* begin *

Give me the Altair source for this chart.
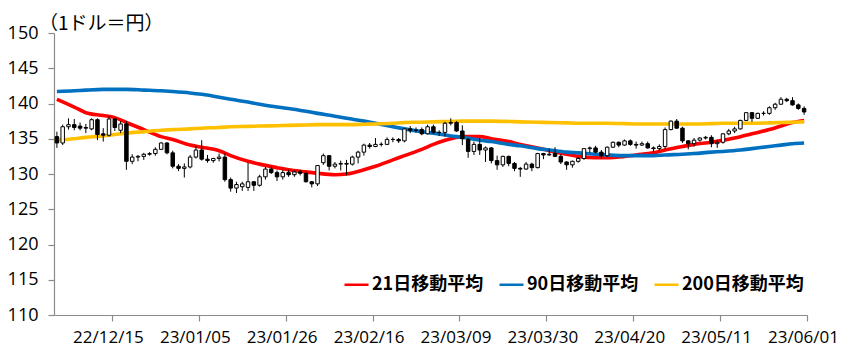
import altair as alt
import pandas as pd
import numpy as np

# ---------------- data ----------------
tick_labels = ["22/12/15", "23/01/05", "23/01/26", "23/02/16", "23/03/09",
               "23/03/30", "23/04/20", "23/05/11", "23/06/01"]
tick_pos = [10, 25, 40, 55, 70, 85, 100, 115, 130]

opens = [135.3, 134.4, 136.7, 137.0, 136.8, 136.6, 136.4, 137.7, 135.7, 135.5,
         137.8, 136.2, 137.1, 131.8, 132.4, 132.5, 132.8, 132.9, 133.5, 134.4,
         133.0, 131.1, 130.8, 131.0, 132.4, 133.4, 132.1, 131.9, 132.2, 132.4,
         129.2, 128.0, 128.2, 128.1, 128.9, 128.4, 129.6, 130.7, 130.2, 129.6,
         130.2, 129.9, 130.3, 130.1, 128.9, 128.6, 131.6, 132.6, 131.1, 131.4,
         131.5, 131.4, 132.4, 133.1, 134.1, 133.9, 134.2, 134.2, 134.9, 134.9,
         134.7, 136.4, 136.2, 136.3, 135.7, 136.7, 135.9, 135.9, 137.2, 137.3,
         136.1, 134.9, 133.2, 134.2, 133.4, 133.7, 131.9, 131.3, 132.5, 131.5,
         130.8, 130.7, 131.4, 130.9, 132.9, 132.7, 132.9, 132.5, 131.7, 131.3,
         131.8, 132.2, 133.6, 133.7, 133.1, 132.6, 133.8, 134.5, 134.1, 134.7,
         134.2, 134.1, 134.3, 133.7, 133.6, 133.9, 136.3, 137.5, 136.5, 134.7,
         134.3, 134.8, 135.1, 135.2, 134.3, 134.5, 135.7, 136.1, 136.4, 137.6,
         138.7, 137.9, 138.6, 138.6, 139.4, 139.9, 140.6, 140.4, 139.8, 139.3]
highs = [136.0, 137.0, 137.9, 137.8, 137.3, 137.1, 137.9, 137.9, 136.5, 138.2,
         137.9, 137.5, 137.5, 132.8, 132.7, 133.0, 133.1, 133.8, 134.5, 134.5,
         133.3, 131.4, 131.5, 132.7, 134.0, 134.8, 132.7, 132.3, 132.9, 132.9,
         129.5, 128.9, 128.9, 131.6, 129.0, 129.9, 131.0, 131.1, 130.5, 130.6,
         130.6, 130.5, 130.6, 130.3, 129.0, 131.2, 132.9, 132.7, 131.7, 131.9,
         132.0, 132.6, 133.3, 134.3, 134.4, 135.1, 134.5, 135.2, 135.2, 135.1,
         136.5, 136.8, 136.6, 136.6, 137.0, 137.0, 136.2, 137.4, 137.9, 137.5,
         136.9, 135.1, 134.6, 135.1, 133.9, 133.8, 132.6, 132.6, 132.6, 131.7,
         131.0, 131.7, 131.6, 133.0, 133.0, 133.6, 133.8, 132.8, 131.8, 131.9,
         132.4, 133.6, 133.9, 134.0, 133.4, 133.9, 134.6, 134.6, 134.9, 134.9,
         134.6, 134.6, 134.6, 133.9, 134.2, 136.6, 137.6, 137.8, 136.7, 134.8,
         135.1, 135.2, 135.4, 135.5, 134.8, 135.8, 136.4, 136.7, 137.7, 138.7,
         138.8, 138.7, 138.9, 139.6, 140.1, 140.9, 140.8, 140.9, 140.0, 139.6]
lows = [133.7, 134.1, 136.3, 136.2, 136.2, 135.8, 136.2, 134.8, 134.6, 135.3,
        136.1, 135.8, 130.6, 131.4, 131.8, 132.0, 132.6, 132.6, 133.4, 132.8,
        130.8, 130.4, 129.5, 130.8, 132.2, 131.9, 131.6, 131.6, 131.8, 128.9,
        127.5, 127.3, 127.6, 127.6, 127.6, 128.2, 129.2, 130.0, 129.0, 129.2,
        129.6, 129.6, 129.8, 128.8, 128.1, 128.3, 131.3, 130.5, 130.8, 130.5,
        129.8, 131.2, 131.5, 132.6, 133.6, 133.8, 133.9, 134.1, 134.5, 134.4,
        134.5, 135.8, 135.9, 135.5, 135.6, 135.7, 135.4, 135.3, 136.9, 136.0,
        134.1, 132.3, 132.7, 132.7, 131.7, 131.5, 130.6, 131.0, 131.1, 130.4,
        129.6, 130.6, 130.4, 130.8, 132.1, 132.6, 132.4, 131.4, 130.6, 130.9,
        131.6, 132.0, 133.0, 132.9, 132.2, 132.4, 133.7, 133.8, 134.0, 134.0,
        133.6, 134.0, 133.6, 133.1, 133.3, 133.5, 136.2, 136.4, 134.4, 133.5,
        133.9, 134.6, 134.9, 133.8, 133.7, 134.3, 135.5, 135.8, 136.3, 137.5,
        137.4, 137.8, 138.3, 138.4, 139.1, 139.8, 140.2, 139.7, 139.1, 138.4]
closes = [134.4, 136.7, 137.0, 136.6, 136.5, 136.5, 137.7, 135.6, 135.5, 137.8,
          136.6, 137.1, 131.8, 132.4, 132.5, 132.8, 132.9, 133.5, 134.4, 133.0,
          131.1, 130.8, 131.0, 132.4, 133.4, 132.1, 131.9, 132.2, 132.4, 129.2,
          128.0, 128.5, 128.6, 128.9, 128.4, 129.6, 130.7, 130.2, 129.6, 130.2,
          129.9, 130.3, 130.1, 128.9, 128.6, 131.2, 132.6, 131.1, 131.4, 131.5,
          131.4, 132.4, 133.1, 134.1, 133.9, 134.2, 134.2, 134.9, 134.9, 134.7,
          136.4, 136.2, 136.2, 135.7, 136.7, 135.9, 135.9, 137.2, 137.3, 136.1,
          135.0, 133.2, 134.2, 133.4, 133.7, 131.9, 131.3, 132.5, 131.5, 130.8,
          130.7, 131.4, 130.9, 132.9, 132.7, 132.8, 132.5, 131.7, 131.3, 131.8,
          132.2, 133.6, 133.7, 133.1, 132.6, 133.8, 134.5, 134.1, 134.7, 134.2,
          134.1, 134.3, 133.7, 133.6, 133.9, 136.3, 137.5, 136.5, 134.7, 134.3,
          134.8, 135.1, 135.2, 134.3, 134.5, 135.7, 136.1, 136.4, 137.6, 138.7,
          137.9, 138.6, 138.6, 139.4, 139.9, 140.6, 140.4, 139.8, 139.3, 138.8]

ma_idx = [0, 3, 5, 8, 10, 12, 15, 18, 20, 23, 25, 28, 30, 33, 35, 38, 40, 43, 45,
          48, 50, 53, 55, 58, 60, 63, 65, 68, 70, 73, 75, 78, 80, 83, 85, 88, 90,
          93, 95, 98, 100, 103, 105, 108, 110, 113, 115, 118, 120, 123, 125, 127, 129]
ma21 = [140.6, 139.5, 138.7, 138.3, 138.0, 137.3, 136.3, 135.3, 134.9, 134.1,
        133.8, 133.3, 132.6, 131.8, 131.4, 130.9, 130.6, 130.3, 130.1, 129.9,
        130.0, 130.6, 131.1, 132.0, 132.6, 133.5, 134.2, 135.0, 135.3, 135.3,
        135.0, 134.6, 134.2, 133.7, 133.3, 132.8, 132.5, 132.3, 132.3, 132.5,
        132.7, 133.0, 133.4, 133.9, 134.2, 134.5, 134.8, 135.3, 135.7, 136.3,
        136.8, 137.3, 137.6]
ma90 = [141.7, 141.8, 141.9, 142.0, 142.0, 142.0, 141.9, 141.8, 141.7, 141.5,
        141.3, 140.9, 140.6, 140.2, 139.9, 139.5, 139.3, 138.9, 138.6, 138.2,
        137.9, 137.5, 137.2, 136.7, 136.4, 136.0, 135.8, 135.4, 135.2, 134.8,
        134.6, 134.2, 134.0, 133.6, 133.4, 133.1, 133.0, 132.8, 132.7, 132.6,
        132.6, 132.6, 132.7, 132.8, 132.9, 133.1, 133.2, 133.4, 133.6, 133.9,
        134.1, 134.3, 134.4]
ma200 = [134.8, 135.0, 135.2, 135.4, 135.6, 135.8, 136.0, 136.2, 136.3, 136.4,
         136.5, 136.6, 136.7, 136.75, 136.8, 136.85, 136.9, 136.95, 137.0, 137.0,
         137.0, 137.05, 137.1, 137.2, 137.3, 137.35, 137.4, 137.45, 137.5, 137.5,
         137.5, 137.45, 137.4, 137.35, 137.3, 137.25, 137.2, 137.2, 137.2, 137.15,
         137.1, 137.1, 137.1, 137.1, 137.1, 137.15, 137.2, 137.2, 137.2, 137.25,
         137.3, 137.35, 137.4]

series_names = ["21日移動平均", "90日移動平均", "200日移動平均"]
series_colors = ["#FF0000", "#0070C0", "#FFC000"]
title_text = "（1ドル＝円）"

# ---------------- tables ----------------
n = len(opens)
cdf = pd.DataFrame({"i": np.arange(n), "open": opens, "high": highs,
                    "low": lows, "close": closes})
cdf["xc"] = cdf["i"] + 0.5
cdf["x0"] = cdf["i"] + 0.2
cdf["x1"] = cdf["i"] + 0.8
cdf["dir"] = np.where(cdf["close"] >= cdf["open"], "up", "down")

rows = []
for name, vals in zip(series_names, [ma21, ma90, ma200]):
    for k, v in zip(ma_idx, vals):
        rows.append({"series": name, "xc": k + 0.5, "v": v})
mdf = pd.DataFrame(rows)

FONT = "Open Sans"
CJK = "Noto Sans CJK JP"
AX_COLOR = "#8A8A8A"

label_expr = "[" + ",".join(f"'{t}'" for t in tick_labels) + "][round((datum.value-10)/15)]"

xscale = alt.Scale(domain=[0, 130], nice=False, zero=False)
yscale = alt.Scale(domain=[110, 150], nice=False, zero=False)
xaxis = alt.Axis(values=tick_pos, labelExpr=label_expr, grid=False, tickSize=6,
                 labelOffset=-4, labelPadding=8, title=None, labelFlush=False,
                 labelOverlap=False, labelFontSize=17)
yaxis = alt.Axis(values=list(range(110, 151, 5)), grid=False, tickSize=6,
                 labelPadding=10, title=None, labelFontSize=18)


def X(field):
    return alt.X(field, type="quantitative", scale=xscale, axis=xaxis)


def Y(field):
    return alt.Y(field, type="quantitative", scale=yscale, axis=yaxis)


lines = alt.Chart(mdf).mark_line(strokeWidth=3.6, interpolate="monotone").encode(
    x=X("xc"),
    y=Y("v"),
    color=alt.Color("series:N",
                    scale=alt.Scale(domain=series_names, range=series_colors),
                    sort=series_names,
                    legend=alt.Legend(title=None, orient="none", direction="horizontal",
                                      legendX=289, legendY=238,
                                      symbolType="stroke", symbolSize=576,
                                      symbolStrokeWidth=2.5, labelOffset=2,
                                      gridAlign="all", columnPadding=0, padding=0,
                                      labelFont=CJK, labelFontSize=18,
                                      labelFontWeight="bold", labelColor="#000000",
                                      labelLimit=300)),
    detail="series:N",
)

wicks = alt.Chart(cdf).mark_rule(color="#000000", strokeWidth=1).encode(
    x=X("xc"), y=Y("low"), y2="high"
)

bodies = alt.Chart(cdf).mark_rect(stroke="#000000", strokeWidth=1).encode(
    x=X("x0"), x2="x1", y=Y("open"), y2="close",
    fill=alt.Fill("dir:N", scale=alt.Scale(domain=["up", "down"],
                                           range=["#FFFFFF", "#000000"]),
                  legend=None),
)

title = alt.Chart(pd.DataFrame({"t": [title_text]})).mark_text(
    align="left", baseline="middle", font=CJK, fontSize=19, color="#000000"
).encode(text="t:N", x=alt.value(-15), y=alt.value(-9.5))

chart = alt.layer(lines, wicks, bodies, title).properties(
    width=753, height=282,
    autosize=alt.AutoSizeParams(type="none"),
    padding={"left": 46, "top": 25, "right": 32, "bottom": 35},
).configure_view(stroke=None).configure_axis(
    domainColor=AX_COLOR, tickColor=AX_COLOR, domainWidth=1.2, tickWidth=1.2,
    labelFont=FONT, labelColor="#000000",
)

chart.save("out.html", embed_options={"renderer": "svg", "actions": False})
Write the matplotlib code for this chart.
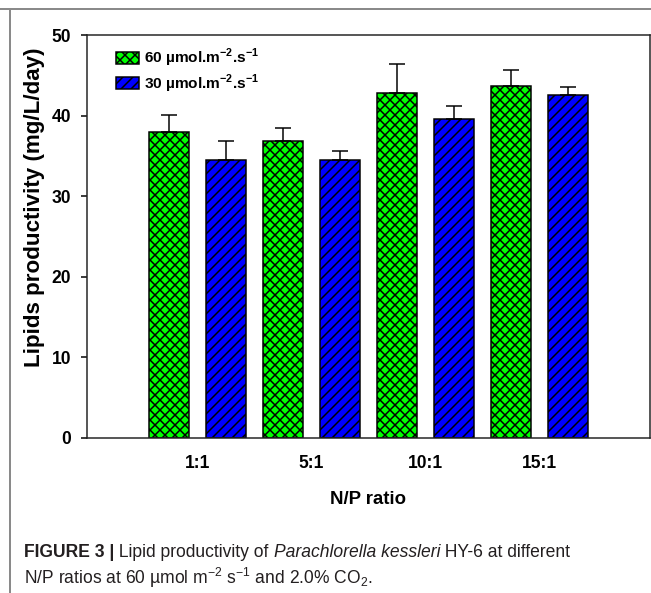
import matplotlib
matplotlib.use('Agg')
import matplotlib.pyplot as plt
from matplotlib import font_manager as fm
from matplotlib.patches import Patch
from matplotlib.lines import Line2D
import numpy as np

# ---- data ----
categories = ['1:1', '5:1', '10:1', '15:1']
series_labels = ['60 \u00b5mol.m$^{\\mathregular{-2}}$.s$^{\\mathregular{-1}}$',
                 '30 \u00b5mol.m$^{\\mathregular{-2}}$.s$^{\\mathregular{-1}}$']
high_light = [38.0, 36.8, 42.8, 43.7]
high_err = [2.1, 1.6, 3.6, 2.0]
low_light = [34.5, 34.5, 39.6, 42.5]
low_err = [2.3, 1.1, 1.6, 1.1]
y_ticks = [0, 10, 20, 30, 40, 50]
x_label = 'N/P ratio'
y_label = 'Lipids productivity (mg/L/day)'

DPI = 120
W, H = 651, 593
names = {f.name for f in fm.fontManager.ttflist}
FONT = 'Liberation Sans'
CAP_FONT = 'Liberation Sans Narrow' if 'Liberation Sans Narrow' in names else 'Liberation Sans'
plt.rcParams['font.family'] = [FONT, 'DejaVu Sans']
plt.rcParams['hatch.linewidth'] = 0.9

fig = plt.figure(figsize=(W / DPI, H / DPI), dpi=DPI)
ax = fig.add_axes([87 / W, 1 - 438 / H, 563 / W, 403 / H])

x = np.arange(len(categories))
bw = 0.35
off = 0.25
ekw = dict(elinewidth=0.9, capthick=0.9, ecolor='black', zorder=3)
ax.bar(x - off, high_light, bw, color='#00ff00', edgecolor='black', hatch='xxxx',
       linewidth=0.9, yerr=[np.zeros(len(high_err)), high_err], capsize=4.8,
       error_kw=ekw, zorder=2)
ax.bar(x + off, low_light, bw, color='#0000ff', edgecolor='black', hatch='////',
       linewidth=0.9, yerr=[np.zeros(len(low_err)), low_err], capsize=4.8,
       error_kw=ekw, zorder=2)

ax.set_xlim(-0.974, 3.974)
ax.set_ylim(0, 50)
ax.set_yticks(y_ticks)
ax.set_xticks(x)
ax.set_xticklabels(categories)
for s in ax.spines.values():
    s.set_linewidth(0.9)
    s.set_color('#222222')
ax.tick_params(axis='y', direction='out', length=3.6, width=0.9, pad=6, labelsize=10.5)
ax.tick_params(axis='x', length=0, pad=10, labelsize=10.5)
for lab in ax.get_xticklabels() + ax.get_yticklabels():
    lab.set_fontweight('bold')

fig.text(368 / W, 1 - 499 / H, x_label, ha='center', va='center', fontsize=11.2, fontweight='bold')
fig.text(35 / W, 1 - 207.5 / H, y_label, ha='center', va='center', rotation=90,
         fontsize=13.4, fontweight='bold')

handles = [Patch(facecolor='#00ff00', edgecolor='black', hatch='xxxx', linewidth=0.9),
           Patch(facecolor='#0000ff', edgecolor='black', hatch='////', linewidth=0.9)]
ax.legend(handles, series_labels, loc='upper left', bbox_to_anchor=((116 - 87) / 563, (438 - 47) / 403),
          frameon=False, borderpad=0, borderaxespad=0, handlelength=1.5, handleheight=0.8,
          handletextpad=0.35, labelspacing=0.2, prop=dict(family=FONT, weight='bold', size=9.2))

# frame lines
fig.add_artist(Line2D([0, 1], [1 - 9 / H, 1 - 9 / H], transform=fig.transFigure, color='#8a8a8a', lw=1.2))
fig.add_artist(Line2D([10 / W, 10 / W], [0, 1 - 9 / H], transform=fig.transFigure, color='#8a8a8a', lw=1.2))

# caption
cap_color = '#231f20'
cap_size = 10.5
renderer = fig.canvas.get_renderer()

def put_pieces(pieces, x0, y0):
    xx = x0
    for txt, kw in pieces:
        t = fig.text(xx / W, 1 - y0 / H, txt, ha='left', va='baseline', fontsize=cap_size,
                     color=cap_color, family=[CAP_FONT, 'DejaVu Sans'], **kw)
        bb = t.get_window_extent(renderer)
        xx = bb.x1

line1 = [('FIGURE 3 |', dict(fontweight='bold')),
         (' Lipid productivity of ', {}),
         ('Parachlorella kessleri', dict(style='italic')),
         (' HY-6 at different', {})]
line2 = [('N/P ratios at 60 \u00b5mol m$^{\\mathregular{\u22122}}$ s$^{\\mathregular{\u22121}}$ and 2.0% CO$_{\\mathregular{2}}$.', {})]
put_pieces(line1, 24, 557)
put_pieces(line2, 24, 584)

fig.savefig('out.png', dpi=DPI)
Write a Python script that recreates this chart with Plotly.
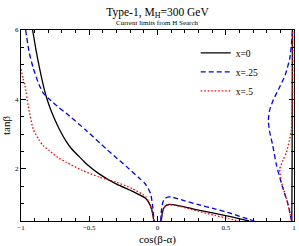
import plotly.graph_objects as go

# x = 0 (black solid)
x0_left_c = [-0.915, -0.89, -0.86, -0.83, -0.81, -0.78, -0.75, -0.72, -0.67, -0.63, -0.55, -0.52, -0.425, -0.30, -0.185, -0.135, -0.086, -0.062, -0.045, -0.035, -0.027]
x0_left_t = [6.0, 5.42, 4.82, 4.3, 4.02, 3.68, 3.4, 3.15, 2.8, 2.58, 2.26, 2.14, 1.85, 1.56, 1.36, 1.26, 1.15, 1.02, 0.86, 0.7, 0.5]
x0_mid_c = [0.027, 0.035, 0.045, 0.06, 0.084, 0.13, 0.205, 0.30, 0.42, 0.544, 0.62, 0.67]
x0_mid_t = [0.5, 0.72, 0.86, 0.94, 0.98, 0.96, 0.9, 0.81, 0.72, 0.62, 0.55, 0.5]
x0_right_c = [0.984, 0.986, 0.988]
x0_right_t = [0.5, 2.0, 6.0]

# x = .25 (blue dashed)
x25_left_c = [-0.966, -0.94, -0.91, -0.87, -0.838, -0.79, -0.72, -0.668, -0.52, -0.377, -0.304, -0.231, -0.135, -0.086, -0.05, -0.035, -0.025]
x25_left_t = [6.0, 5.35, 4.9, 4.45, 4.19, 4.0, 3.76, 3.6, 3.1, 2.58, 2.33, 2.08, 1.74, 1.55, 1.28, 0.9, 0.5]
x25_mid_c = [0.023, 0.03, 0.04, 0.055, 0.075, 0.1, 0.132, 0.2, 0.3, 0.42, 0.544, 0.63, 0.71]
x25_mid_t = [0.5, 0.85, 1.05, 1.15, 1.19, 1.19, 1.16, 1.08, 0.97, 0.85, 0.71, 0.6, 0.5]
x25_right_c = [0.982, 0.955, 0.918, 0.872, 0.843, 0.82, 0.812, 0.822, 0.85, 0.888, 0.935, 0.97, 0.99]
x25_right_t = [0.5, 1.0, 1.45, 2.1, 2.7, 3.1, 3.4, 3.7, 4.0, 4.3, 4.7, 5.2, 6.0]

# x = .5 (red dotted)
x5_left_c = [-1.0, -0.985, -0.97, -0.947, -0.91, -0.87, -0.838, -0.79, -0.73, -0.668, -0.547, -0.425, -0.304, -0.183, -0.086, -0.062, -0.045, -0.035, -0.027]
x5_left_t = [4.88, 4.6, 4.38, 3.81, 3.14, 2.85, 2.67, 2.52, 2.33, 2.19, 1.95, 1.76, 1.62, 1.43, 1.2, 1.03, 0.87, 0.7, 0.5]
x5_mid_c = [0.027, 0.035, 0.045, 0.06, 0.084, 0.13, 0.205, 0.30, 0.42, 0.52, 0.59]
x5_mid_t = [0.5, 0.72, 0.86, 0.93, 0.97, 0.95, 0.88, 0.78, 0.66, 0.57, 0.5]
x5_right_c = [0.98, 0.945, 0.908, 0.896, 0.92, 0.945, 0.965, 0.98, 0.988, 0.99, 0.99]
x5_right_t = [0.55, 1.14, 1.62, 2.0, 2.25, 2.48, 2.8, 3.1, 4.0, 5.0, 6.0]

series = [
    ("x=0", "black", "solid", [(x0_left_c, x0_left_t), (x0_mid_c, x0_mid_t), (x0_right_c, x0_right_t)]),
    ("x=.25", "#0000ff", "5px,3px", [(x25_left_c, x25_left_t), (x25_mid_c, x25_mid_t), (x25_right_c, x25_right_t)]),
    ("x=.5", "#ff0000", "1.5px,2px", [(x5_left_c, x5_left_t), (x5_mid_c, x5_mid_t), (x5_right_c, x5_right_t)]),
]

fig = go.Figure()
for name, color, dash, segs in series:
    for i, (cx, ty) in enumerate(segs):
        fig.add_trace(go.Scatter(
            x=cx, y=ty, mode="lines", name=name, legendgroup=name,
            showlegend=(i == 0),
            line=dict(color=color, width=1.3, dash=dash, shape="spline", smoothing=0.6),
        ))

serif = "Liberation Serif"
axis_common = dict(
    showline=True, linecolor="black", linewidth=1, mirror="allticks",
    ticks="inside", ticklen=5, tickcolor="black", tickwidth=1,
    showgrid=False, zeroline=False,
    tickfont=dict(family=serif, size=7, color="black"),
)
fig.update_layout(
    width=299, height=246,
    margin=dict(l=21, r=3, t=30, b=24),
    paper_bgcolor="white", plot_bgcolor="white",
    title=dict(text="Type-1, M<sub>H</sub>=300 GeV", x=0.5, xref="paper", xanchor="center",
               y=1 - 12 / 246, yref="container", yanchor="middle",
               font=dict(family=serif, size=11.5, color="black")),
    xaxis=dict(range=[-1, 1], dtick=0.5, tick0=0,
               minor=dict(dtick=0.1, ticklen=3, ticks="inside", tickcolor="black"),
               title=dict(text="cos(β-α)", font=dict(family=serif, size=11, color="black"), standoff=3),
               **axis_common),
    yaxis=dict(range=[0.5, 6], dtick=2, tick0=0,
               minor=dict(dtick=0.5, tick0=0, ticklen=3, ticks="inside", tickcolor="black"),
               title=dict(text="tanβ", font=dict(family=serif, size=11, color="black"), standoff=2),
               **axis_common),
    legend=dict(x=0.64, y=0.956, xanchor="left", yanchor="top",
                bgcolor="rgba(0,0,0,0)", font=dict(family=serif, size=9.5, color="black"),
                itemwidth=30, tracegroupgap=0),
    annotations=[dict(text="Current limits from H Search", xref="paper", yref="paper",
                      x=0.5, y=(222 - 23) / 192, xanchor="center", yanchor="middle",
                      showarrow=False, font=dict(family=serif, size=7, color="black"))],
)

fig.write_html("out.html", config={"displayModeBar": False},
               post_script="document.body.style.margin='0';document.body.style.overflow='hidden';")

* end *

What you should do: Copy nothing but the lines above from the one with "Write the matplotlib code for this chart." to the one with "ax = fig.add_axes([87", inclusive, word for word. Leave every picture out.

Answer in full:
Write the matplotlib code for this chart.
import matplotlib
matplotlib.use('Agg')
import matplotlib.pyplot as plt
from matplotlib import font_manager as fm
from matplotlib.patches import Patch
from matplotlib.lines import Line2D
import numpy as np

# ---- data ----
categories = ['1:1', '5:1', '10:1', '15:1']
series_labels = ['60 \u00b5mol.m$^{\\mathregular{-2}}$.s$^{\\mathregular{-1}}$',
                 '30 \u00b5mol.m$^{\\mathregular{-2}}$.s$^{\\mathregular{-1}}$']
high_light = [38.0, 36.8, 42.8, 43.7]
high_err = [2.1, 1.6, 3.6, 2.0]
low_light = [34.5, 34.5, 39.6, 42.5]
low_err = [2.3, 1.1, 1.6, 1.1]
y_ticks = [0, 10, 20, 30, 40, 50]
x_label = 'N/P ratio'
y_label = 'Lipids productivity (mg/L/day)'

DPI = 120
W, H = 651, 593
names = {f.name for f in fm.fontManager.ttflist}
FONT = 'Liberation Sans'
CAP_FONT = 'Liberation Sans Narrow' if 'Liberation Sans Narrow' in names else 'Liberation Sans'
plt.rcParams['font.family'] = [FONT, 'DejaVu Sans']
plt.rcParams['hatch.linewidth'] = 0.9

fig = plt.figure(figsize=(W / DPI, H / DPI), dpi=DPI)
ax = fig.add_axes([87 / W, 1 - 438 / H, 563 / W, 403 / H])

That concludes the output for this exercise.